Lee offered two endings: a symbolic economic concord between white pizzeria owner Sal and black delivery boy Mookie, and then, compounding the narrative, tongue-tied activist Smiley’s photo of Martin Luther King Jr. and Malcolm X smiling together in a moment of détente. Lee inscribes their contradictory positions on protest in wordy graphics crawling across the screen from bottom to top.

Those two instances of contradiction (the first dramatic, the second ideological) twist the energetically stylized movie into a knot and ruin it. At the time, Lee appeared to be throwing a social and moral conundrum in our faces — imitating Godard’s use of playful, poetic verbal graphics in a way that made a Hollywood movie seem startlingly urgent and complex. Viewers argued over the juxtaposed meanings and over Lee’s intent. But time has revealed all that Lee’s compounded gestures actually meant: Hands Up, Don’t Shoot.

That catch phrase, lifted from the erroneously reported Michael Brown incidents that took place in Ferguson, Mo., during the last phase of the Obama era, became a rally crying for the Black Lives Matter movement. But its phony admission of helplessness also sums up the noncommittal rhetoric that Spike Lee’s speciously political films (from Do the Right Thing to BlacKkKlansman) have contributed to our culture. It is precisely because Do the Right Thing never resolves either its characters’ personal conflicts or the audience’s social conflicts that the film is now misunderstood by desperate social-media commenters who have invoked Do the Right Thing this week in the ongoing violent aftermath of George Floyd’s death in Minneapolis.

The fact that Lee doesn’t take a stand in Do the Right Thing is being ignored by Millennials looking for some cultural touchstone: They mistake Lee’s confusion for their certainty. In the closing gambit of the movie, Lee’s false dichotomy between nonviolent and violent protest (the latter called “intelligence” by Malcolm X) works like a charm for restless youth who hastily prefer Malcolm X’s self-defense over King’s protest.

When that romanticism gives the edge to notions of resistance and then violence — especially as fostered by such interlopers as Antifa who hijack black causes and social protest — it makes Lee’s coup de grâce seem opportunistic.

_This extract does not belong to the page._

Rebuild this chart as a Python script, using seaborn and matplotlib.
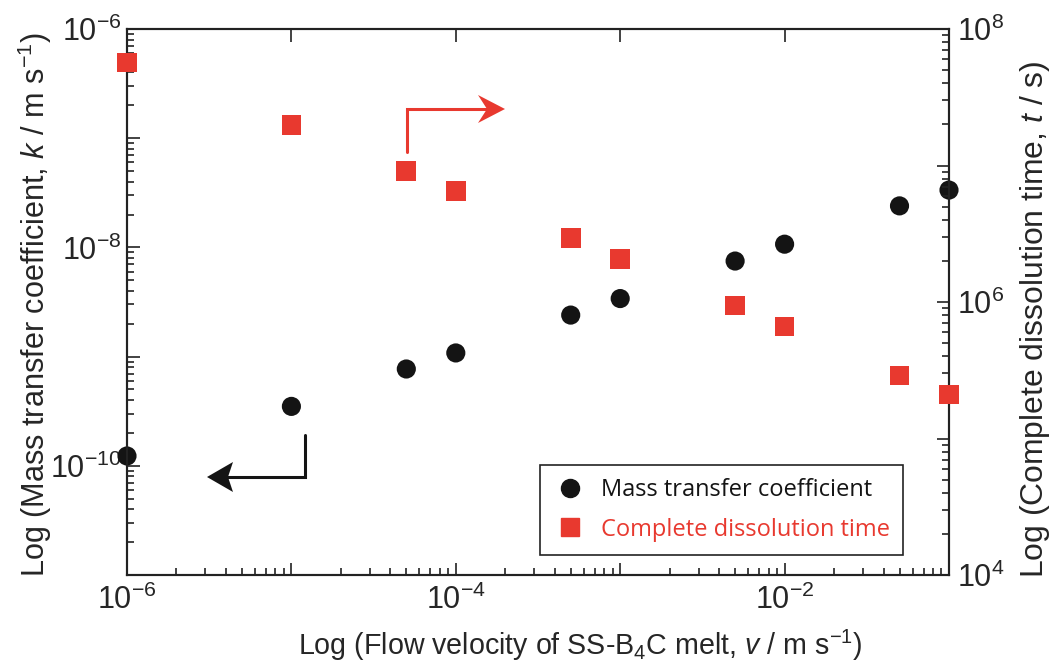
import numpy as np
import matplotlib
matplotlib.use("Agg")
import matplotlib.pyplot as plt
import matplotlib.ticker as mticker
from matplotlib.lines import Line2D
from matplotlib.patches import Polygon
import seaborn as sns

# Data
velocity = [1e-6, 1e-5, 5e-5, 1e-4, 5e-4, 1e-3, 5e-3, 1e-2, 5e-2, 1e-1]
mass_transfer_k = [1.23e-10, 3.5e-10, 7.7e-10, 1.08e-9, 2.4e-9, 3.4e-9, 7.5e-9, 1.07e-8, 2.4e-8, 3.35e-8]
dissolution_time = [5.7e7, 1.98e7, 9.1e6, 6.5e6, 2.95e6, 2.07e6, 9.4e5, 6.6e5, 2.9e5, 2.1e5]

series_labels = ["Mass transfer coefficient", "Complete dissolution time"]
black = "#141414"
red = "#E8392F"

sns.set_style("ticks")
plt.rcParams["font.family"] = ["Liberation Sans", "DejaVu Sans"]
plt.rcParams["mathtext.fontset"] = "custom"
plt.rcParams["mathtext.rm"] = "Liberation Sans"
plt.rcParams["mathtext.it"] = "Liberation Sans:italic"
plt.rcParams["mathtext.default"] = "regular"

W, H = 1056, 665
fig = plt.figure(figsize=(W / 100, H / 100), dpi=100)
ax = fig.add_axes([127 / W, 1 - 575 / H, 822 / W, 546 / H])
ax2 = ax.twinx()

sns.scatterplot(x=velocity, y=mass_transfer_k, ax=ax, color=black, marker="o",
                s=190, edgecolor="none", clip_on=False, zorder=5)
sns.scatterplot(x=velocity, y=dissolution_time, ax=ax2, color=red, marker="s",
                s=200, edgecolor="none", clip_on=False, zorder=5)

ax.set_xscale("log")
ax.set_yscale("log")
ax2.set_yscale("log")
ax.set_xlim(1e-6, 1e-1)
ax.set_ylim(1e-11, 1e-6)
ax2.set_ylim(1e4, 1e8)


def even_decades(val, pos):
    e = int(round(np.log10(val)))
    return f"$10^{{{e}}}$" if e % 2 == 0 else ""


for axis in (ax.xaxis, ax.yaxis, ax2.yaxis):
    axis.set_major_locator(mticker.LogLocator(base=10, numticks=20))
    axis.set_minor_locator(mticker.LogLocator(base=10, subs=np.arange(2, 10), numticks=20))
    axis.set_major_formatter(mticker.FuncFormatter(even_decades))
    axis.set_minor_formatter(mticker.NullFormatter())

for a in (ax, ax2):
    a.tick_params(which="both", direction="in", labelsize=22, width=1.2, color="#222222")
    a.tick_params(which="major", length=9)
    a.tick_params(which="minor", length=5)
    for sp in a.spines.values():
        sp.set_linewidth(1.5)
        sp.set_color("#222222")
ax.tick_params(top=True, right=False)
ax.tick_params(axis="x", pad=7)
ax.tick_params(axis="y", pad=4)
ax2.tick_params(axis="y", pad=6)

xl = ax.set_xlabel("Log (Flow velocity of SS-B$_4$C melt, $\\mathit{v}$ / m s$^{-1}$)", fontsize=19)
yl = ax.set_ylabel("Log (Mass transfer coefficient, $\\mathit{k}$ / m s$^{-1}$)", fontsize=19)
yr = ax2.set_ylabel("Log (Complete dissolution time, $\\mathit{t}$ / s)", fontsize=19)

# scale label fonts so their lengths match the reference (pixels)
fig.canvas.draw()
renderer = fig.canvas.get_renderer()
for label, target, vertical in ((yl, 546, True), (yr, 518, True)):
    bb = label.get_window_extent(renderer=renderer)
    length = bb.height if vertical else bb.width
    label.set_fontsize(label.get_fontsize() * target / length)

bb = xl.get_window_extent(renderer=renderer)
xl.set_fontsize(xl.get_fontsize() * min(598 / bb.width, 35 / bb.height))

ax.xaxis.set_label_coords((580 - 127) / 822, (575 - 628) / 546)
ax.yaxis.set_label_coords((54 - 127) / 822, (575 - 305) / 546)
ax2.yaxis.set_label_coords((1018 - 127) / 822, (575 - 319) / 546)


# direction arrows, drawn in figure pixels (origin top-left)
def px(x, y):
    return (x / W, 1 - y / H)


def bent_arrow(points, tip, back, half, notch, color):
    xs, ys = zip(*[px(*p) for p in points])
    fig.add_artist(Line2D(xs, ys, transform=fig.transFigure, color=color, lw=2.2,
                          solid_joinstyle="miter"))
    tx, ty = tip
    d = np.sign(back - tx)
    head = [px(tx, ty), px(back, ty - half), px(tx + d * notch, ty), px(back, ty + half)]
    fig.add_artist(Polygon(head, closed=True, transform=fig.transFigure,
                           facecolor=color, edgecolor="none"))


bent_arrow([(305, 435), (305, 477), (225, 477)], (207, 477), 233, 15, 21, black)
bent_arrow([(407, 152), (407, 109), (488, 109)], (505, 109), 478, 14, 18, red)

handles = [
    Line2D([], [], linestyle="none", marker="o", markersize=13, color=black),
    Line2D([], [], linestyle="none", marker="s", markersize=13, color=red),
]
leg = ax2.legend(handles, series_labels, loc="lower left",
                 bbox_to_anchor=((540 - 127) / 822, (575 - 555) / 546),
                 frameon=True, fancybox=False, edgecolor="#222222", framealpha=1,
                 prop={"family": ["Open Sans", "DejaVu Sans"], "size": 17},
                 handletextpad=0.6, borderpad=0.57, labelspacing=0.64, handlelength=1.4,
                 borderaxespad=0)
leg.get_frame().set_linewidth(1.2)
leg.get_texts()[0].set_color(black)
leg.get_texts()[1].set_color(red)

fig.savefig("out.png", dpi=100)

The expression of political attitudes is a specific feature of hip-hop culture. That’s why Do the Right Thing, which is hip-hop’s cinematic keystone, appeals to current confusion. Radio Raheem (played by Bill Nunn), a looming, intimidating youth whose boombox blasting Public Enemy’s rhythmic alarms sets off the film’s tragic events, is Lee’s sacrificial figure. He has come to stand in for Trayvon Martin, Michael Brown, Eric Garner, and now George Floyd even though he has little in common with them except death and martyrdom. Social-media evocations of Radio Raheem do not enhance Lee’s movie or add meaning to our ongoing nightmare.

The more relevant Do the Right Thing figure is Mother Sister, the neighborhood’s quiet matriarch who erupts into wild, seemingly uncharacteristic exhortations (“Burn it down!”) once the riot commences. As played by Ruby Dee, Mother Sister carries a history of quiet, ladylike disenfranchisement and then lets loose her rage. She never articulates her resentment, which might have connected the film’s many strands of bitterness and recrimination. (Mookie, who precipitates the riot by hurling a garbage can into the pizzeria window, is an obnoxious, irresponsible, unreliable character much like Lee’s own public persona.) Instead, Lee opportunistically shifts into political celebrity worship, the MLK–Malcolm X iconography that stymies the audience’s ability to comprehend. Do the Right Thing’s entertaining collection of social types becomes issue-oriented rather than insightful.

Spike Lee has not yet made a film that comes close to explaining the festering anger that may define individual character. (Black Americans’ different ways of coping and persevering is August Wilson’s contribution to American literature.) Lee’s stump-speech movies merely specialize in the surface of complicated experience, which, as we now see, political opportunists can easily exploit. In light of recalling Do the Right Thing, Thomas Sowell’s words come to mind: “Black votes matter to many politicians — more so than black lives. That is why such politicians must try to keep black voters fearful, angry and resentful. Racial harmony would be a political disaster for such politicians.”

Do the Right Thing’s legacy is based on exploiting racial disharmony and political disaster, which befits a misconceived cri de coeur. Today, Lee’s ideological knot puts a knot in one’s stomach. Looking for answers in that film does not help clarify this exasperating moment. For the liberal politicians who boast that they “stand shoulder-to-shoulder with protesters,” the advisory title Do the Right Thing proves to be an impossibility.